Where Do I Find My Research

Man Reading on a Bench

Last week I wrote a post about doing your research, finding the information you need to make progress toward your goals and being prepared for the opportunities that inevitably arrive throughout life. This week I want to write about how I go about finding that research.

Man Reading on a Bench My family and anyone else who has ever been in my house knows that I have a thing for books. My parents are the same way, as were my paternal grandparents. Thankfully my wife has a similar affliction. Books are a key source of my research. Right now I have books next to the bed by Todd HenryBrené Brown, Adam Grant, and Maya Angelou, along with some fiction and a couple of books I’m reading with my nine-year-old daughter. I also have an Archie comic that she gave me to read. These are all either in progress or in the queue. And yes, I could be getting a lot of my books from the library, but I often make notes in the margins of the non-fiction books that I’m reading.

I take the bus to work because my parking space would be seriously far away and the bus drops me right in front of my office, plus it’s part of doing my part for the environment (I don’t just do that). Most days I spend about 50 minutes total on my bus trip to and from work. This gives me a lot of time to listen to podcasts on a variety of topics including creativity, leadership and coaching, religion, etc. Right now I’m also listening to the audio book version of Mel Robbins book (good content and she’s entertaining) and before that it was Angela Duckworth’s Grit. Audio books are, of course, far more difficult to write in the margins in and are harder to lend to others so I don’t listen to a lot of them.

I’ll also often watch videos (usually not on the bus) of some of the people I’ve mentioned above, including TED Talks, but also of many others. I also, when given the chance, will go see interesting speakers. Last year we took our daughter to see Canadian Astronaut Commander Chris Hadfield. I learned some interesting facts and was inspired.

I’ve also taken courses and workshops (online and in person), sometimes directly related to my work in academia, but just as often for my own personal growth, which helps to make me be even better at my job. And because I work at a university, sometimes (often) I even read a few journal articles.

I find books, podcasts, videos, speakers, workshops, etc. through a variety of methods.

  • Google search or library search – I started listening to Lewis Howes’s podcast as a result of Googling Brené Brown and coming across an episode of his show that she was on.
  • Recommendation from another book, podcast, etc. that I’ve already read / listened to or watched – I recently discovered Mel Robbins (how I hadn’t heard of her and the “5 Second Rule” before this I don’t know) on Chase Jarvis’s website (I was there watching an interview he did with Todd Henry).
  • Recommendation from someone I know – My wife recommended the guided meditations from UCLA that I often use. It turned out that she had also discovered both Brené Brown and Mel Robbins long before me (she’s really smart and awesome)
  • The Rabbit Hole (the most dangerous, but sometimes fruitful) – I’m guilty at times of following the recommendations on the side of YouTube. If you’re going to let yourself do this, I recommend that you set a time limit or your day might disappear on you.
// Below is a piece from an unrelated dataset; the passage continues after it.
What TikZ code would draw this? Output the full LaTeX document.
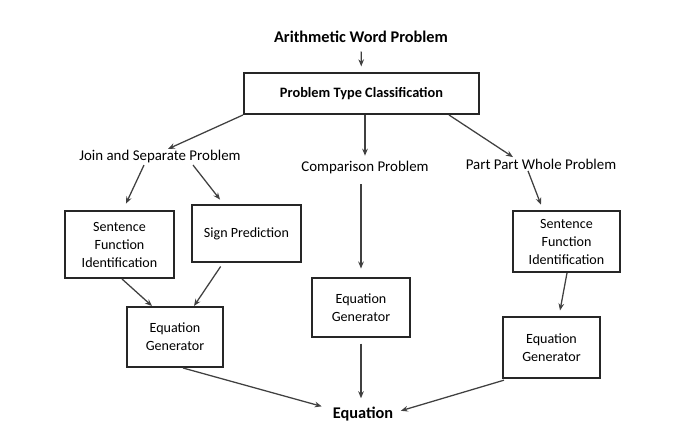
\documentclass[tikz,border=0pt]{standalone}
\usepackage{fontspec}
\setmainfont{Carlito}
\usepackage{xcolor}
\usepackage{tikz}
\usetikzlibrary{arrows.meta, calc}
\definecolor{boxline}{rgb}{0.15,0.15,0.15}
\definecolor{arrowgray}{rgb}{0.25,0.25,0.25}

\begin{document}
\begin{tikzpicture}[x=0.025cm, y=-0.025cm,
        block/.style={rectangle, draw=boxline, line width=1.4pt, fill=white, align=center, inner sep=2pt, font=\fontsize{10}{12.8}\selectfont},
        label/.style={inner sep=1pt, font=\fontsize{10.6}{12}\selectfont},
        heading/.style={inner sep=1pt, font=\fontsize{11.6}{13}\selectfont\bfseries},
        line/.style={draw=arrowgray, -{Stealth[length=5pt, width=4pt]}, line width=0.9pt}]
        \useasboundingbox (0,0) rectangle (700,446);

        \node [heading] (title) at (361,37) {Arithmetic Word Problem};
        \node [block, minimum width=5.875cm, minimum height=1.025cm, font=\fontsize{10.2}{12}\selectfont\bfseries] (ptc) at (361.5,93.5) {Problem Type Classification};

        \node [label] (join) at (160,157) {Join and Separate Problem};
        \node [label] (comp) at (365,168) {Comparison Problem};
        \node [label] (ppw) at (541,164) {Part Part Whole Problem};

        \node [block, minimum width=2.725cm, minimum height=1.675cm] (sfil) at (119.5,244.5) {Sentence\\Function\\Identification};
        \node [block, minimum width=2.725cm, minimum height=1.425cm] (sign) at (246.5,233.5) {Sign Prediction};
        \node [block, minimum width=2.4cm, minimum height=1.5cm] (eql) at (175,337) {Equation\\Generator};

        \node [block, minimum width=2.45cm, minimum height=1.475cm] (eqm) at (361,307.5) {Equation\\Generator};

        \node [block, minimum width=2.675cm, minimum height=1.525cm] (sfir) at (566.5,241.5) {Sentence\\Function\\Identification};
        \node [block, minimum width=2.425cm, minimum height=1.525cm] (eqr) at (551.5,347.5) {Equation\\Generator};

        \node [heading] (eq) at (363,414) {Equation};

        % top part
        \path [line, shorten <=5pt, shorten >=4pt] (title) -- (ptc);
        \path [line] (ptc.south west) -- ($(join.north)+(8,0)$);
        \path [line, shorten >=3pt] (ptc.south -| comp.north) -- (comp.north);
        \path [line] ($(ptc.south east)+(-31,0)$) -- ($(ppw.north)+(-28,0)$);

        % join and separate branch
        \path [line, shorten >=5pt] ($(join.south)+(-16,0)$) -- ($(sfil.north)+(3.5,0)$);
        \path [line, shorten >=4pt] ($(join.south)+(33,0)$) -- ($(sign.north)+(-23,0)$);
        \path [line] ($(sfil.south)+(2.5,0)$) -- ($(eql.north)+(-23,0)$);
        \path [line, shorten <=3pt] ($(sign.south)+(-23.5,0)$) -- ($(eql.north)+(19,0)$);
        \path [line, shorten >=7pt] ($(eql.south)+(8,0)$) -- ($(eq.west)+(0,-5)$);

        % comparison branch
        \path [line, shorten <=6pt, shorten >=6pt] (comp.south -| eqm.north) -- (eqm.north);
        \path [line, shorten <=4pt, shorten >=5pt] (eqm.south) -- (eqm.south |- eq.north);

        % part part whole branch
        \path [line, shorten >=4pt] ($(ppw.south)+(-13,0)$) -- ($(sfir.north)+(-23.5,0)$);
        \path [line, shorten >=4pt] ($(sfir.south)+(0.5,0)$) -- ($(eqr.north)+(7.5,0)$);
        \path [line, shorten <=3pt, shorten >=3pt] ($(eqr.south west)+(6,0)$) -- ($(eq.east)+(2,-2)$);
    \end{tikzpicture}
\end{document}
Another key way that I collect research for my learning is through reflection. This happens in two ways: ongoing throughout the day and as part of my evening routine.

I carry a small Moleskin notebook around with me where I will write down:

  • Inspiring quotes that I come across
  • Random ideas that come to me
  • Something interesting somebody else said

These might be things you want to follow up on later, or not, but get them down before you forget them.

At the end of my day, as part of my evening routine I note my “wins” and “where I could have done better”. Some examples from this past week include:

  • I sent an email to someone I took a workshop from a couple of years ago and asked for some recommended resources. She said she’d said them to me later this week. (Win!)
  • I’ve consistently been hitting my water goal every day (I really don’t want another kidney stone), but I don’t always remember to drink throughout the day and end up drinking a lot of it near the end of the day, which results in me getting up during the night. I need to be better about listening to the alarms on my watch that are there to remind me to drink throughout the day. (Something I need to improve on).

I also keep a journal where I write an entry about various things going on my life, as well as sometimes notes related to some of the things I’ve learned throughout the day from any source. I try to make an entry in that every day, which is a habit that I’m really working on making stick.

Where do you find your research? What are the sources of your on-going learning?